= Task instructions =
Repeat every line exactly, keeping the pictures out of the copy.

※

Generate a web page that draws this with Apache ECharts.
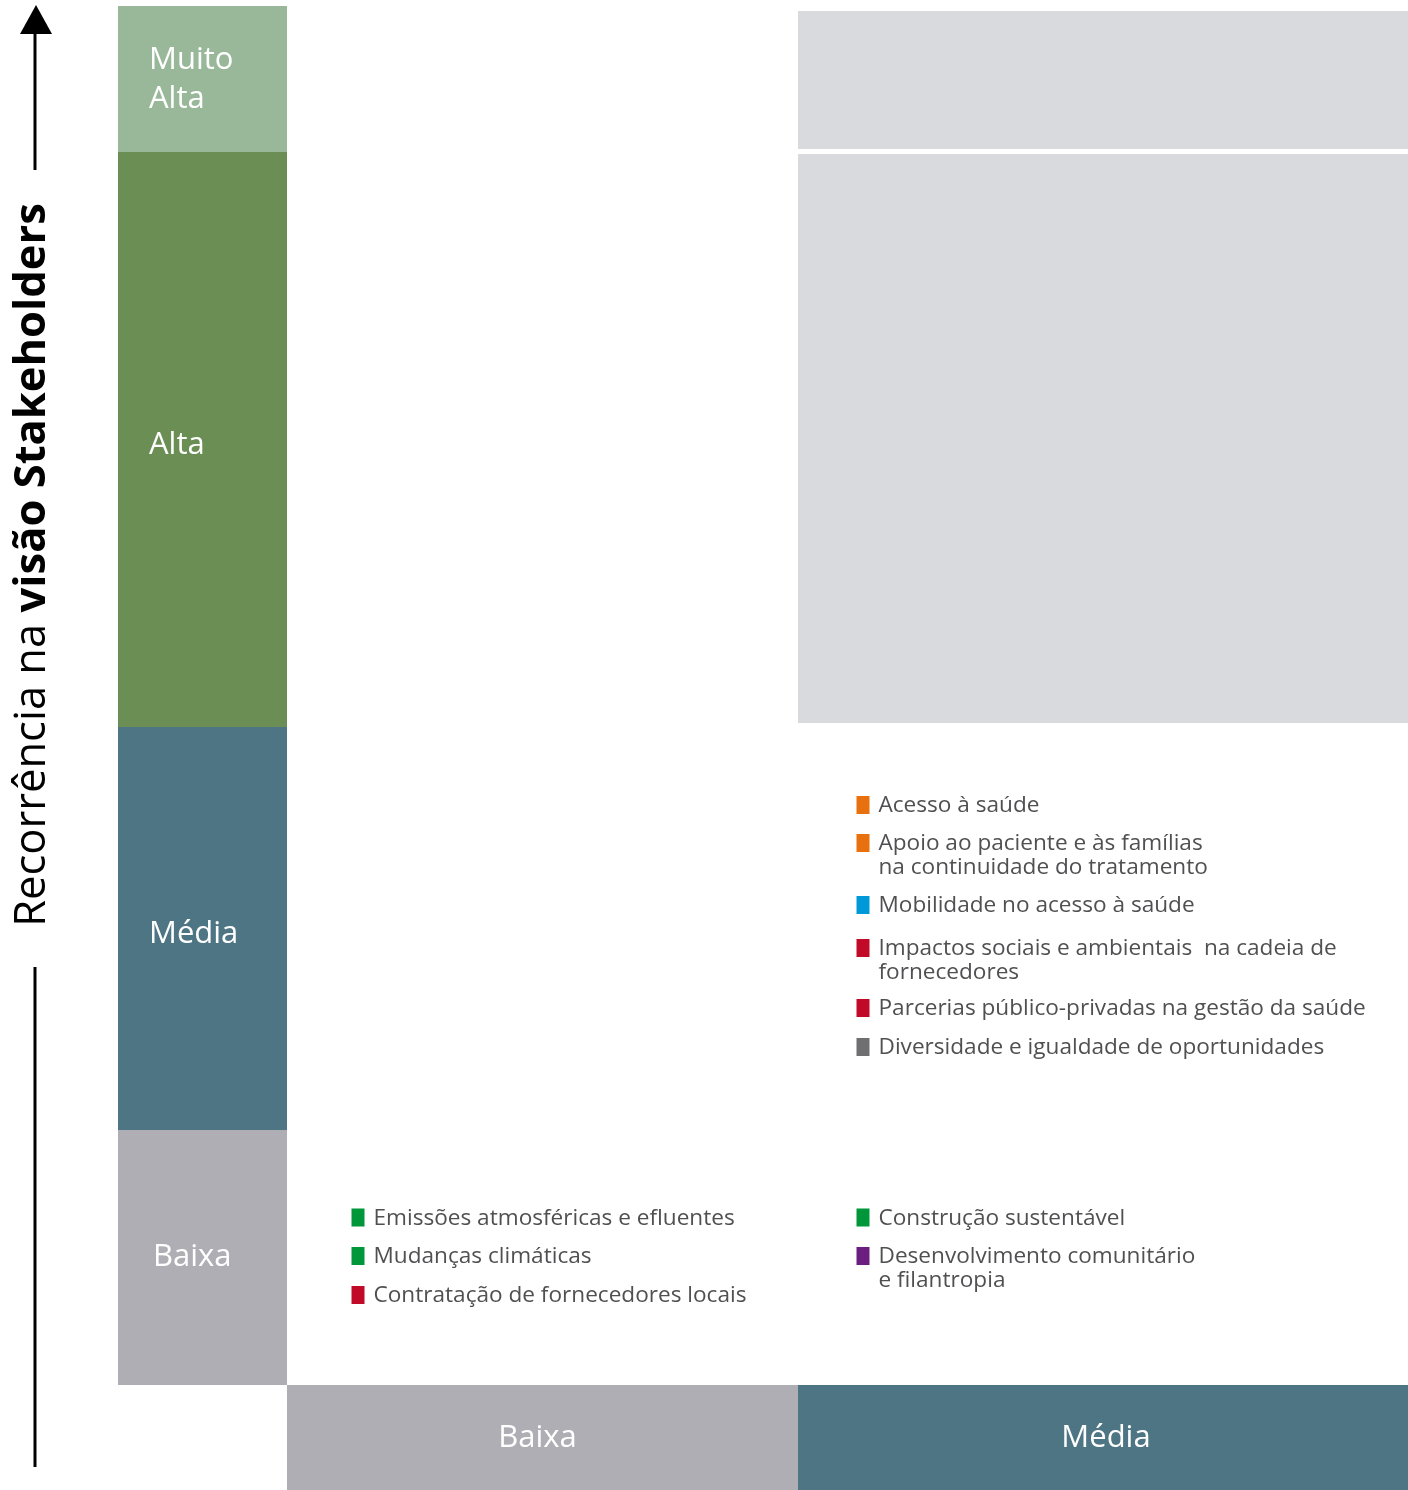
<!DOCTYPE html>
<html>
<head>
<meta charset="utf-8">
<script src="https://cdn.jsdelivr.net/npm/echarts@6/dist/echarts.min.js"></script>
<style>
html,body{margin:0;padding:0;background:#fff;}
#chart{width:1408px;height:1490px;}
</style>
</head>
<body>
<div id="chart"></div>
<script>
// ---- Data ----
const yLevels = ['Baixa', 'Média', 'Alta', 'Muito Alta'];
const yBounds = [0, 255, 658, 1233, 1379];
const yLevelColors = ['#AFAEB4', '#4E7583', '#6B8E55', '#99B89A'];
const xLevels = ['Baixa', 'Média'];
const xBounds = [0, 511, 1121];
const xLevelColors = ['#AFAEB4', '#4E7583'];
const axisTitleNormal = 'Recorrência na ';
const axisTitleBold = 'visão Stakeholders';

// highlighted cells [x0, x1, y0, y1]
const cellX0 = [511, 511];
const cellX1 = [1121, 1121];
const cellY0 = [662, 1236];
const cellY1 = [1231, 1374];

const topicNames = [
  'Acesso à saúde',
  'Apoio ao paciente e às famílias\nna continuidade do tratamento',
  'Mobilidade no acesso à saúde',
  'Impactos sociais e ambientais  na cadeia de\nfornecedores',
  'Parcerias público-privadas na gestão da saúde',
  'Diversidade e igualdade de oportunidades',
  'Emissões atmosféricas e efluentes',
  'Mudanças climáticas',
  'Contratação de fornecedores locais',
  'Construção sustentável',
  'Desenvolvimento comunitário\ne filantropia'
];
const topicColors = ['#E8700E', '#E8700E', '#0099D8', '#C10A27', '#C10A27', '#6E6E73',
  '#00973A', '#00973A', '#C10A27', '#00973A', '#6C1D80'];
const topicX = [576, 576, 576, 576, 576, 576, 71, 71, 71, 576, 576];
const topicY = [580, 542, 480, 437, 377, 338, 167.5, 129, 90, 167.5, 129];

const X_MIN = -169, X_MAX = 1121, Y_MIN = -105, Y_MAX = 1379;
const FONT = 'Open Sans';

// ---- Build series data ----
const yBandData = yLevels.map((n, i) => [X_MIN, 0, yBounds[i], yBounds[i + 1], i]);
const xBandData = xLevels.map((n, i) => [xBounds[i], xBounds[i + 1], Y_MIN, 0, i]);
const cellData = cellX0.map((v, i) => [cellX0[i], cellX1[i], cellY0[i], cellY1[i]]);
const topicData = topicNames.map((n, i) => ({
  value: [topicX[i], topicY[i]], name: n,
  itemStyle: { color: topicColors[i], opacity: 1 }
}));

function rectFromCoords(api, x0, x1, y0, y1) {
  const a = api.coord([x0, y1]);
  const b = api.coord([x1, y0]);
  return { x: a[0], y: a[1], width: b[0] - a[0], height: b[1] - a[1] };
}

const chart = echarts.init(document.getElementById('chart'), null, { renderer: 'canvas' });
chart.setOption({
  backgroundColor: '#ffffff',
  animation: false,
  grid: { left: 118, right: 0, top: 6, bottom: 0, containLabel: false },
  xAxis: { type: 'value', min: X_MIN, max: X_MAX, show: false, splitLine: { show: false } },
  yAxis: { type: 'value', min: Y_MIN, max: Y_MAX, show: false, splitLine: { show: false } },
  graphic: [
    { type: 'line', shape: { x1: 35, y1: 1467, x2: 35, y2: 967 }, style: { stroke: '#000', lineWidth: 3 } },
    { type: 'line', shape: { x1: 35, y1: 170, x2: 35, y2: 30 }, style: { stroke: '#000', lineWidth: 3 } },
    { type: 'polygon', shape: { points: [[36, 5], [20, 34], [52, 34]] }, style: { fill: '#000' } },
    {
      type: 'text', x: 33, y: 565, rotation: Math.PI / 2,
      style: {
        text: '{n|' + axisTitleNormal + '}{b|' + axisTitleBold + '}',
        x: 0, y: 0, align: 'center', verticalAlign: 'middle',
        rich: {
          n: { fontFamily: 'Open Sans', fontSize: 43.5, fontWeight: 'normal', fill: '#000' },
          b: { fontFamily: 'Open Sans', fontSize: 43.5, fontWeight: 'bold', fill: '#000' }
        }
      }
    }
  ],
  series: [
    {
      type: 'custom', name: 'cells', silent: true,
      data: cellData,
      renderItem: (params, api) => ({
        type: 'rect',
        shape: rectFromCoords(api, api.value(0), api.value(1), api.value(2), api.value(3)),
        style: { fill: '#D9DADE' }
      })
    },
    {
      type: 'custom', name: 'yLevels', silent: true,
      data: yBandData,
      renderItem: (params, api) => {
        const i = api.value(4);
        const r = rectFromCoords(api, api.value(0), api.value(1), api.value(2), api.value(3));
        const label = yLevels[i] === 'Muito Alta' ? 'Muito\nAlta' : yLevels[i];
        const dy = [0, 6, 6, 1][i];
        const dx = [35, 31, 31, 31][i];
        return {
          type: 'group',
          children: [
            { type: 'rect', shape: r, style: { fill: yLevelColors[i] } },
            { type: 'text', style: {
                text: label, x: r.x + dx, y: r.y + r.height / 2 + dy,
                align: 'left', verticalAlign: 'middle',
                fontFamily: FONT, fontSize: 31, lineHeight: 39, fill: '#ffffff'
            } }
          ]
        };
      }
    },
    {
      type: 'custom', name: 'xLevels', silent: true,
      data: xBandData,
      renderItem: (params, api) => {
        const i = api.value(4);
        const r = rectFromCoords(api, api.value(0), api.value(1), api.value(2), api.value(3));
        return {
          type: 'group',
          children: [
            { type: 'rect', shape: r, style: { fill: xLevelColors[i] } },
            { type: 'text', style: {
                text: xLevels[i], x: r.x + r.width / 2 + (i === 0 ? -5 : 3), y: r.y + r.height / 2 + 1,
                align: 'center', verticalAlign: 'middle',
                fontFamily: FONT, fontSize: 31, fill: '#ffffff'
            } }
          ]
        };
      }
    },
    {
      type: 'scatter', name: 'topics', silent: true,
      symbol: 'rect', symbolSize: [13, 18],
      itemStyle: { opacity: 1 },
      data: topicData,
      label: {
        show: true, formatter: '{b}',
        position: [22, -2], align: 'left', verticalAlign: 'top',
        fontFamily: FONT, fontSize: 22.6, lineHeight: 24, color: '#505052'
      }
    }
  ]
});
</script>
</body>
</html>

※

= The response =
Generate a web page that draws this with Apache ECharts.
<!DOCTYPE html>
<html>
<head>
<meta charset="utf-8">
<script src="https://cdn.jsdelivr.net/npm/echarts@6/dist/echarts.min.js"></script>
<style>
html,body{margin:0;padding:0;background:#fff;}
#chart{width:1408px;height:1490px;}
</style>
</head>
<body>
<div id="chart"></div>
<script>
// ---- Data ----
const yLevels = ['Baixa', 'Média', 'Alta', 'Muito Alta'];
const yBounds = [0, 255, 658, 1233, 1379];
const yLevelColors = ['#AFAEB4', '#4E7583', '#6B8E55', '#99B89A'];
const xLevels = ['Baixa', 'Média'];
const xBounds = [0, 511, 1121];
const xLevelColors = ['#AFAEB4', '#4E7583'];
const axisTitleNormal = 'Recorrência na ';
const axisTitleBold = 'visão Stakeholders';

// highlighted cells [x0, x1, y0, y1]
const cellX0 = [511, 511];
const cellX1 = [1121, 1121];
const cellY0 = [662, 1236];
const cellY1 = [1231, 1374];

const topicNames = [
  'Acesso à saúde',
  'Apoio ao paciente e às famílias\nna continuidade do tratamento',
  'Mobilidade no acesso à saúde',
  'Impactos sociais e ambientais  na cadeia de\nfornecedores',
  'Parcerias público-privadas na gestão da saúde',
  'Diversidade e igualdade de oportunidades',
  'Emissões atmosféricas e efluentes',
  'Mudanças climáticas',
  'Contratação de fornecedores locais',
  'Construção sustentável',
  'Desenvolvimento comunitário\ne filantropia'
];
const topicColors = ['#E8700E', '#E8700E', '#0099D8', '#C10A27', '#C10A27', '#6E6E73',
  '#00973A', '#00973A', '#C10A27', '#00973A', '#6C1D80'];
const topicX = [576, 576, 576, 576, 576, 576, 71, 71, 71, 576, 576];
const topicY = [580, 542, 480, 437, 377, 338, 167.5, 129, 90, 167.5, 129];

const X_MIN = -169, X_MAX = 1121, Y_MIN = -105, Y_MAX = 1379;
const FONT = 'Open Sans';

// ---- Build series data ----
const yBandData = yLevels.map((n, i) => [X_MIN, 0, yBounds[i], yBounds[i + 1], i]);
const xBandData = xLevels.map((n, i) => [xBounds[i], xBounds[i + 1], Y_MIN, 0, i]);
const cellData = cellX0.map((v, i) => [cellX0[i], cellX1[i], cellY0[i], cellY1[i]]);
const topicData = topicNames.map((n, i) => ({
  value: [topicX[i], topicY[i]], name: n,
  itemStyle: { color: topicColors[i], opacity: 1 }
}));

function rectFromCoords(api, x0, x1, y0, y1) {
  const a = api.coord([x0, y1]);
  const b = api.coord([x1, y0]);
  return { x: a[0], y: a[1], width: b[0] - a[0], height: b[1] - a[1] };
}

const chart = echarts.init(document.getElementById('chart'), null, { renderer: 'canvas' });
chart.setOption({
  backgroundColor: '#ffffff',
  animation: false,
  grid: { left: 118, right: 0, top: 6, bottom: 0, containLabel: false },
  xAxis: { type: 'value', min: X_MIN, max: X_MAX, show: false, splitLine: { show: false } },
  yAxis: { type: 'value', min: Y_MIN, max: Y_MAX, show: false, splitLine: { show: false } },
  graphic: [
    { type: 'line', shape: { x1: 35, y1: 1467, x2: 35, y2: 967 }, style: { stroke: '#000', lineWidth: 3 } },
    { type: 'line', shape: { x1: 35, y1: 170, x2: 35, y2: 30 }, style: { stroke: '#000', lineWidth: 3 } },
    { type: 'polygon', shape: { points: [[36, 5], [20, 34], [52, 34]] }, style: { fill: '#000' } },
    {
      type: 'text', x: 33, y: 565, rotation: Math.PI / 2,
      style: {
        text: '{n|' + axisTitleNormal + '}{b|' + axisTitleBold + '}',
        x: 0, y: 0, align: 'center', verticalAlign: 'middle',
        rich: {
          n: { fontFamily: 'Open Sans', fontSize: 43.5, fontWeight: 'normal', fill: '#000' },
          b: { fontFamily: 'Open Sans', fontSize: 43.5, fontWeight: 'bold', fill: '#000' }
        }
      }
    }
  ],
  series: [
    {
      type: 'custom', name: 'cells', silent: true,
      data: cellData,
      renderItem: (params, api) => ({
        type: 'rect',
        shape: rectFromCoords(api, api.value(0), api.value(1), api.value(2), api.value(3)),
        style: { fill: '#D9DADE' }
      })
    },
    {
      type: 'custom', name: 'yLevels', silent: true,
      data: yBandData,
      renderItem: (params, api) => {
        const i = api.value(4);
        const r = rectFromCoords(api, api.value(0), api.value(1), api.value(2), api.value(3));
        const label = yLevels[i] === 'Muito Alta' ? 'Muito\nAlta' : yLevels[i];
        const dy = [0, 6, 6, 1][i];
        const dx = [35, 31, 31, 31][i];
        return {
          type: 'group',
          children: [
            { type: 'rect', shape: r, style: { fill: yLevelColors[i] } },
            { type: 'text', style: {
                text: label, x: r.x + dx, y: r.y + r.height / 2 + dy,
                align: 'left', verticalAlign: 'middle',
                fontFamily: FONT, fontSize: 31, lineHeight: 39, fill: '#ffffff'
            } }
          ]
        };
      }
    },
    {
      type: 'custom', name: 'xLevels', silent: true,
      data: xBandData,
      renderItem: (params, api) => {
        const i = api.value(4);
        const r = rectFromCoords(api, api.value(0), api.value(1), api.value(2), api.value(3));
        return {
          type: 'group',
          children: [
            { type: 'rect', shape: r, style: { fill: xLevelColors[i] } },
            { type: 'text', style: {
                text: xLevels[i], x: r.x + r.width / 2 + (i === 0 ? -5 : 3), y: r.y + r.height / 2 + 1,
                align: 'center', verticalAlign: 'middle',
                fontFamily: FONT, fontSize: 31, fill: '#ffffff'
            } }
          ]
        };
      }
    },
    {
      type: 'scatter', name: 'topics', silent: true,
      symbol: 'rect', symbolSize: [13, 18],
      itemStyle: { opacity: 1 },
      data: topicData,
      label: {
        show: true, formatter: '{b}',
        position: [22, -2], align: 'left', verticalAlign: 'top',
        fontFamily: FONT, fontSize: 22.6, lineHeight: 24, color: '#505052'
      }
    }
  ]
});
</script>
</body>
</html>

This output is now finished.